▶ _Excerpted records_:
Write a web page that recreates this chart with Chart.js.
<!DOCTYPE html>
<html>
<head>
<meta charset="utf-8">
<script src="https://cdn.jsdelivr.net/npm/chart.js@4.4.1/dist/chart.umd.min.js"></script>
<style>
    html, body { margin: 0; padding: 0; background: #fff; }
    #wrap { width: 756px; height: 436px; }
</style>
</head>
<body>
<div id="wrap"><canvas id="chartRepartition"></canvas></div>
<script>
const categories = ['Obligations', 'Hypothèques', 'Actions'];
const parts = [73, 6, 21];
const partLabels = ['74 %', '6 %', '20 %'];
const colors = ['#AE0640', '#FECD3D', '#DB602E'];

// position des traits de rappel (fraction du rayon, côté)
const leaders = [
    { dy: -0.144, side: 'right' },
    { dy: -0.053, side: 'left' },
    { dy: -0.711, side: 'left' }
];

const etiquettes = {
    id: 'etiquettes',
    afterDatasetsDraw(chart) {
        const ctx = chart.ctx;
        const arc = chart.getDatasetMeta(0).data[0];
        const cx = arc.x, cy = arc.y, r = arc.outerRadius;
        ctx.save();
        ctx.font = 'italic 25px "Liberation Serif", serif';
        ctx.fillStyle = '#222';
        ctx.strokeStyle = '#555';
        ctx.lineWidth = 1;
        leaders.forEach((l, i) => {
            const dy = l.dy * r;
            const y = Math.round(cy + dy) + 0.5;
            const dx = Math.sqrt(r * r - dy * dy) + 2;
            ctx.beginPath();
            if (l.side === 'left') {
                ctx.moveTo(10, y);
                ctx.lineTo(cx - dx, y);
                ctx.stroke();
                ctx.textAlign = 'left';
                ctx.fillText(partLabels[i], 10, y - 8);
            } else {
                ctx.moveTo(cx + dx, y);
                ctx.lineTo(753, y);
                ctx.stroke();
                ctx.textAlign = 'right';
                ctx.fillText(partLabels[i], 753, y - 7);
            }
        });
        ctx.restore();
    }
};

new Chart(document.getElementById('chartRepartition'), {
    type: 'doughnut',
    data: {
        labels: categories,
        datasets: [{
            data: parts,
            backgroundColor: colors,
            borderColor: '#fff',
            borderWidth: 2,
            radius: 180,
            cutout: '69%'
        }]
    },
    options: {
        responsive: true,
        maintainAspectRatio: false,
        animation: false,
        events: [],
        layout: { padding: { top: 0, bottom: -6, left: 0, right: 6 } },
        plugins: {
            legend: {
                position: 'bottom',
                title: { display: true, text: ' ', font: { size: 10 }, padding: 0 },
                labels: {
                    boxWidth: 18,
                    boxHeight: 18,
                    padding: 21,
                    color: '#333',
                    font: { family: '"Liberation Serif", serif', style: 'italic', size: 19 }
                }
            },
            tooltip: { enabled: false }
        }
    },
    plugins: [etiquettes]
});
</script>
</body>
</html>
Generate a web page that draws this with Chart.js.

▶ _Task details_: Repeat the material above in full, quoting it exactly.

▶ _Written answer_:
Write a web page that recreates this chart with Chart.js.
<!DOCTYPE html>
<html>
<head>
<meta charset="utf-8">
<script src="https://cdn.jsdelivr.net/npm/chart.js@4.4.1/dist/chart.umd.min.js"></script>
<style>
    html, body { margin: 0; padding: 0; background: #fff; }
    #wrap { width: 756px; height: 436px; }
</style>
</head>
<body>
<div id="wrap"><canvas id="chartRepartition"></canvas></div>
<script>
const categories = ['Obligations', 'Hypothèques', 'Actions'];
const parts = [73, 6, 21];
const partLabels = ['74 %', '6 %', '20 %'];
const colors = ['#AE0640', '#FECD3D', '#DB602E'];

// position des traits de rappel (fraction du rayon, côté)
const leaders = [
    { dy: -0.144, side: 'right' },
    { dy: -0.053, side: 'left' },
    { dy: -0.711, side: 'left' }
];

const etiquettes = {
    id: 'etiquettes',
    afterDatasetsDraw(chart) {
        const ctx = chart.ctx;
        const arc = chart.getDatasetMeta(0).data[0];
        const cx = arc.x, cy = arc.y, r = arc.outerRadius;
        ctx.save();
        ctx.font = 'italic 25px "Liberation Serif", serif';
        ctx.fillStyle = '#222';
        ctx.strokeStyle = '#555';
        ctx.lineWidth = 1;
        leaders.forEach((l, i) => {
            const dy = l.dy * r;
            const y = Math.round(cy + dy) + 0.5;
            const dx = Math.sqrt(r * r - dy * dy) + 2;
            ctx.beginPath();
            if (l.side === 'left') {
                ctx.moveTo(10, y);
                ctx.lineTo(cx - dx, y);
                ctx.stroke();
                ctx.textAlign = 'left';
                ctx.fillText(partLabels[i], 10, y - 8);
            } else {
                ctx.moveTo(cx + dx, y);
                ctx.lineTo(753, y);
                ctx.stroke();
                ctx.textAlign = 'right';
                ctx.fillText(partLabels[i], 753, y - 7);
            }
        });
        ctx.restore();
    }
};

new Chart(document.getElementById('chartRepartition'), {
    type: 'doughnut',
    data: {
        labels: categories,
        datasets: [{
            data: parts,
            backgroundColor: colors,
            borderColor: '#fff',
            borderWidth: 2,
            radius: 180,
            cutout: '69%'
        }]
    },
    options: {
        responsive: true,
        maintainAspectRatio: false,
        animation: false,
        events: [],
        layout: { padding: { top: 0, bottom: -6, left: 0, right: 6 } },
        plugins: {
            legend: {
                position: 'bottom',
                title: { display: true, text: ' ', font: { size: 10 }, padding: 0 },
                labels: {
                    boxWidth: 18,
                    boxHeight: 18,
                    padding: 21,
                    color: '#333',
                    font: { family: '"Liberation Serif", serif', style: 'italic', size: 19 }
                }
            },
            tooltip: { enabled: false }
        }
    },
    plugins: [etiquettes]
});
</script>
</body>
</html>
Generate a web page that draws this with Chart.js.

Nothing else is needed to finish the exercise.